45% of employees have experienced age discrimination in the workplace. Older workers have experienced forced retirement and getting passed over for job opportunities. In a study, researchers created several different resumes for applicants in the age groups 29-31, 49-51, and 64-66. After submitting the resumes to over 40,000 jobs they discovered that the applicants between 64-66 received the least number of callbacks.  

Age discrimination is very prevalent, and it is illegal. Under the Age Discrimination in Employment Act of 1967 (ADEA) is it unlawful to discriminate against any individual age 40 or older.  

If businesses make employment decisions based on age, they may face legal liability. Employees can sue a business for age discrimination which can result in a damaged business reputation and large fines.  
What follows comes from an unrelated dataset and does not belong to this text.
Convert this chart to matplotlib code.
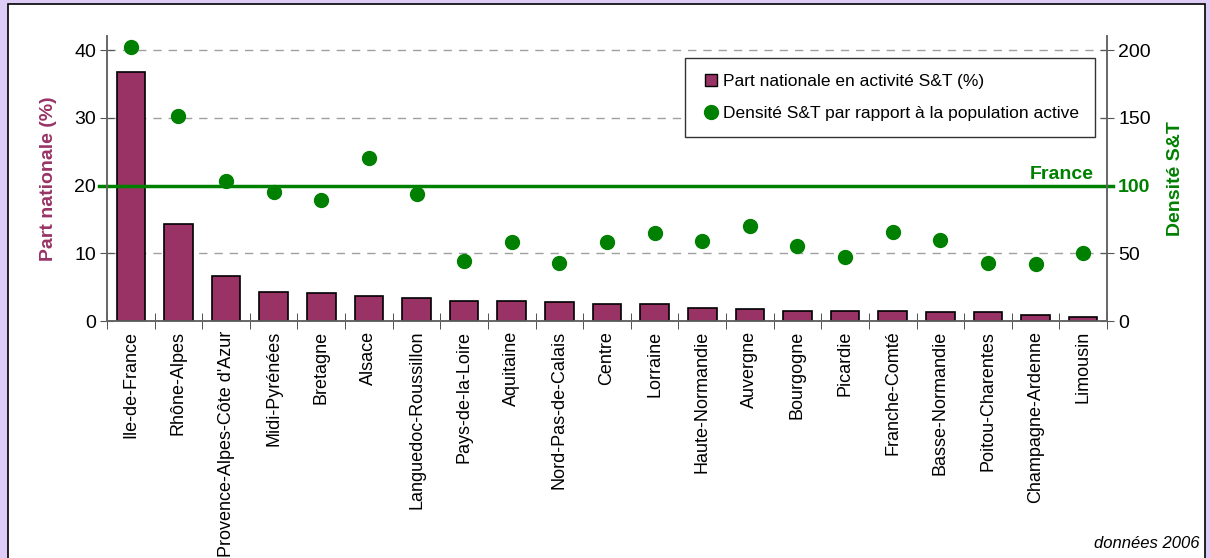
import numpy as np
import matplotlib.pyplot as plt
from matplotlib.patches import Rectangle
from matplotlib.lines import Line2D

plt.rcParams['font.family'] = ['Liberation Sans', 'DejaVu Sans']

regions = ['Ile-de-France', 'Rhône-Alpes', "Provence-Alpes-Côte d'Azur", 'Midi-Pyrénées',
           'Bretagne', 'Alsace', 'Languedoc-Roussillon', 'Pays-de-la-Loire', 'Aquitaine',
           'Nord-Pas-de-Calais', 'Centre', 'Lorraine', 'Haute-Normandie', 'Auvergne',
           'Bourgogne', 'Picardie', 'Franche-Comté', 'Basse-Normandie', 'Poitou-Charentes',
           'Champagne-Ardenne', 'Limousin']
part_nationale = [36.75, 14.3, 6.6, 4.3, 4.1, 3.7, 3.35, 2.9, 2.9, 2.75, 2.5,
                  2.5, 1.9, 1.7, 1.5, 1.5, 1.5, 1.3, 1.3, 0.9, 0.65]
densite = [202, 151, 103, 95, 89, 120, 94, 44, 58, 43, 58,
           65, 59, 70, 55, 47, 66, 60, 43, 42, 50]
france_level = 100

bar_color = '#993366'
dot_color = '#008000'
grid_color = '#a0a0a0'

fig = plt.figure(figsize=(12.1, 5.58), dpi=100)
fig.patch.set_facecolor('#ddccf5')
fig.patches.append(Rectangle((8 / 1210, -0.01), 1197 / 1210, 554 / 558 + 0.01,
                             transform=fig.transFigure, facecolor='white',
                             edgecolor='black', linewidth=1.2, zorder=-5))

ax = fig.add_axes([107 / 1210, 1 - 321 / 558, 1000 / 1210, 285 / 558])
ax2 = ax.twinx()

x = np.arange(len(regions))
ax.bar(x, part_nationale, width=0.6, color=bar_color, edgecolor='black', linewidth=1.2, zorder=3)
ax2.scatter(x, densite, s=100, color=dot_color, zorder=4)

ax.set_ylim(0, 42.07)
ax2.set_ylim(0, 210.35)
ax.set_xlim(-0.5, len(regions) - 0.5)

for v in [10, 30, 40]:
    ax.axhline(v, color=grid_color, linestyle=(0, (6, 5)), linewidth=1, zorder=1)
ax2.plot([-0.66, len(regions) - 0.37], [france_level, france_level], color=dot_color,
         linewidth=2.5, clip_on=False, zorder=2)
ax2.text(19.55, 101.5, 'France', color=dot_color, fontsize=14, fontweight='bold',
         ha='center', va='bottom')

ax.set_yticks([0, 10, 20, 30, 40])
ax2.set_yticks([0, 50, 100, 150, 200])
ax.tick_params(axis='y', direction='inout', length=10, labelsize=14, color='#555555', pad=3)
ax2.tick_params(axis='y', direction='inout', length=10, labelsize=14, color='#555555', pad=3)
for lab in ax2.get_yticklabels():
    if lab.get_text() == '100':
        lab.set_color(dot_color)
        lab.set_fontweight('bold')

ax.set_xticks(x)
ax.set_xticklabels(regions, rotation=90, fontsize=13, va='top', ha='center')
ax.tick_params(axis='x', which='major', length=0, pad=7)
ax.set_xticks(np.arange(len(regions) + 1) - 0.5, minor=True)
ax.tick_params(axis='x', which='minor', direction='inout', length=12, color='#333333')

for a in (ax, ax2):
    a.spines['top'].set_visible(False)
    for s in ('left', 'right', 'bottom'):
        a.spines[s].set_color('#666666')
        a.spines[s].set_linewidth(1.2)

ax.set_ylabel('Part nationale (%)', color=bar_color, fontsize=14, fontweight='bold', labelpad=12)
ax2.set_ylabel('Densité S&T', color=dot_color, fontsize=14, fontweight='bold', labelpad=12)

handles = [Line2D([], [], marker='s', linestyle='none', markersize=9,
                  markerfacecolor=bar_color, markeredgecolor='black'),
           Line2D([], [], marker='o', linestyle='none', markersize=10, color=dot_color)]
leg = ax2.legend(handles, ['Part nationale en activité S&T (%)',
                           'Densité S&T par rapport à la population active'],
                 loc='upper left', bbox_to_anchor=(578 / 1000, 1 - 22 / 285),
                 borderaxespad=0, fontsize=12.5, frameon=True, fancybox=False,
                 handletextpad=0.1, handlelength=1.2, labelspacing=1.0, borderpad=0.9,
                 framealpha=1)
leg.get_frame().set_edgecolor('#333333')
leg.get_frame().set_linewidth(1)
leg.set_zorder(10)

fig.text(1200 / 1210, 1 - 543 / 558, 'données 2006', fontsize=12, style='italic',
         ha='right', va='center')

fig.savefig('out.png', dpi=100, facecolor=fig.get_facecolor())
Here is how to avoid age discrimination in the workplace:  

Review your hiring process 

There may be unintentional age discrimination during the hiring process, so to help avoid that, consider taking out any sections of your application that disclose information about an applicant’s age. Removing the date that an applicant graduated or completed their degree is helpful. This can allow hiring managers to focus on the skills and experience an applicant brings to the table rather than their age.   

Educate managers  

It is important for employers to educate managers about age discrimination and how it will not be tolerated. Employers must also make sure they follow through with any consequences they have set if a manager unlawfully discriminates against an employee due to any protected status, including age. 

When employers educate leaders and establish clear policies and practices to avoid discrimination it helps employees feel better about the workplace and reduces unnecessary liability for the company. 

Avoid age-based layoffs  

During the unfortunate event that employers are forced to reduce headcount, it is important for employers to ensure they are not making those decisions based on age. For example, employers may think that someone older is closer to retirement so the termination will not hit them as hard as it would a 30-year-old with young children. However, that is an example of age discrimination, and it is unlawful.   

Employers should make these difficult choices solely based on performance and the necessity of the position they hold.  

Age discrimination can happen even without malice, and it can cause businesses to have a damaged reputation or costly fines if it occurs. Employers should consider using these tips to help avoid age discrimination in the workplace.